# Lasso introduction

In [None]:
# import some libraries

import numpy as np
from sklearn.linear_model import Lasso, Ridge, LinearRegression # not allowed in homework!

np.random.seed(0) # for reproducibility

# generate data:
n = 40
d = 1000
X = np.random.randn(n, d)
beta = np.zeros(d)
beta[0:4] = 3 * np.random.randn(4)
y = X @ beta + 3.5 + 0.2 * np.random.randn(n)

### Sparsity

Either write a function that computes the $\ell_0$ "norm" of a vector yourself, or lookup a built-in numpy function that does this for you.

For the vector $\vec \beta$ we just created, compute $\| \vec\beta \|_0, \| \vec\beta \|_1, \| \vec\beta \|_2 $: 

### Fitting an estimator

Scikit-learn makes it quick and easy to fit a number of linear models to your data.
For example, we can use ordinary least squares to estimate $\vec \beta_{\rm OLS}$ by

In [None]:
model = LinearRegression()
beta_OLS = model.fit(X, y).coef_
print(beta_OLS)

Is the answer close to the truth?
Why do you think OLS performs the way it does here?

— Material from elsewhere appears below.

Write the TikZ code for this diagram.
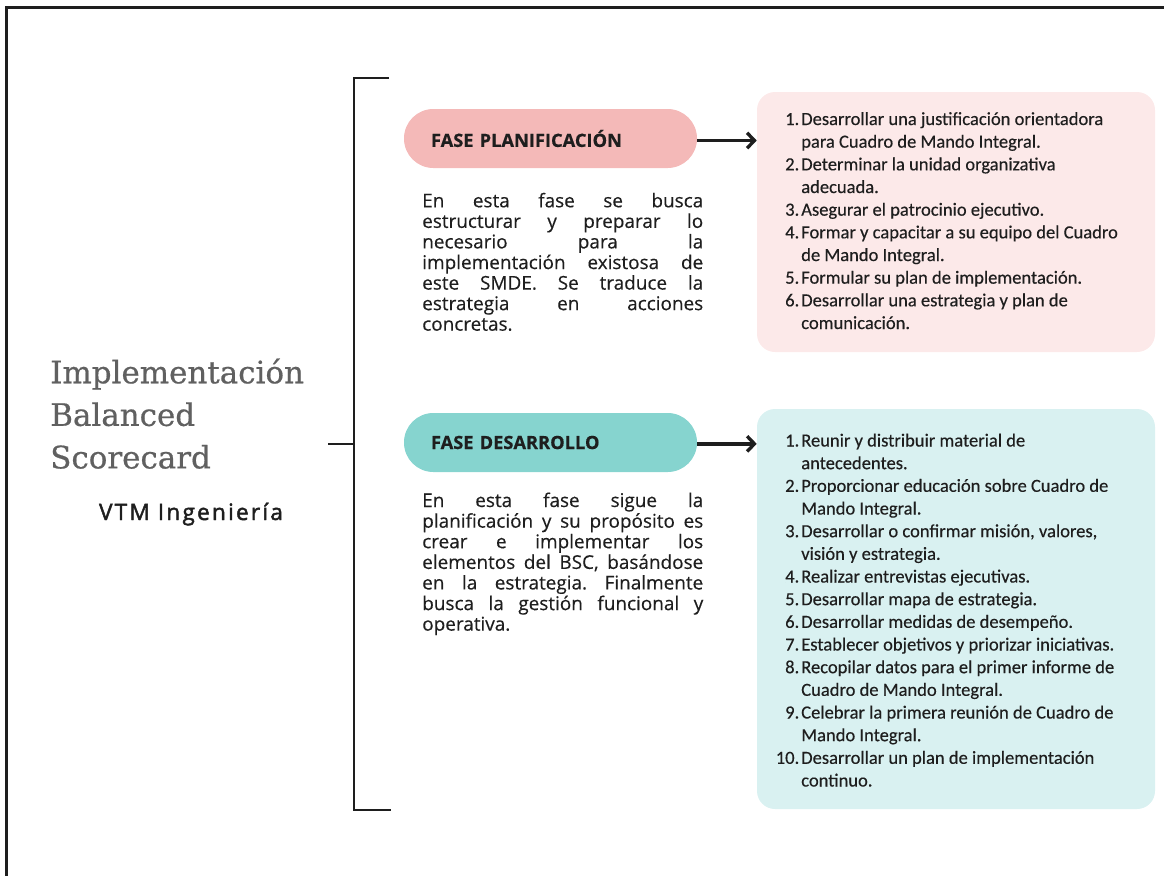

Now, you can fit a ridge or lasso model using the same syntax.
Each of these has a regularizer either $\lambda \| \vec\beta \|^2$ or $\lambda \| \vec\beta \|_1$.
In `sklearn`, the hyperparameter $\lambda$ is called `alpha` to avoid confusion with python's `lambda` function.

The follwing code uses ridge regression to estimate the function:

In [None]:
model = Ridge(alpha=1.)
beta_ridge = model.fit(X, y).coef_
print(beta_ridge)

### Lasso estimator

Using the same syntax as for ridge, get the lasso estimate of the coefficient vector $\vec\beta$.
Use `alpha = 1.`.
Compare the sparsity to that of the OLS and ridge estimates, as well as the truth.

### Hyperparameter tuning

Go ahead an play with various values of `alpha`.
It's best to tune hyperparameters on a logarithmic scale. The default was `alpha = 1.`, so try things like `1e-1, 1e-2, 1e1, 1e2` to cover multiple orders of magnitude.

Look for the shrinkage (the estimated coefficients are "shrunken" values of the truth) and sparsity effects.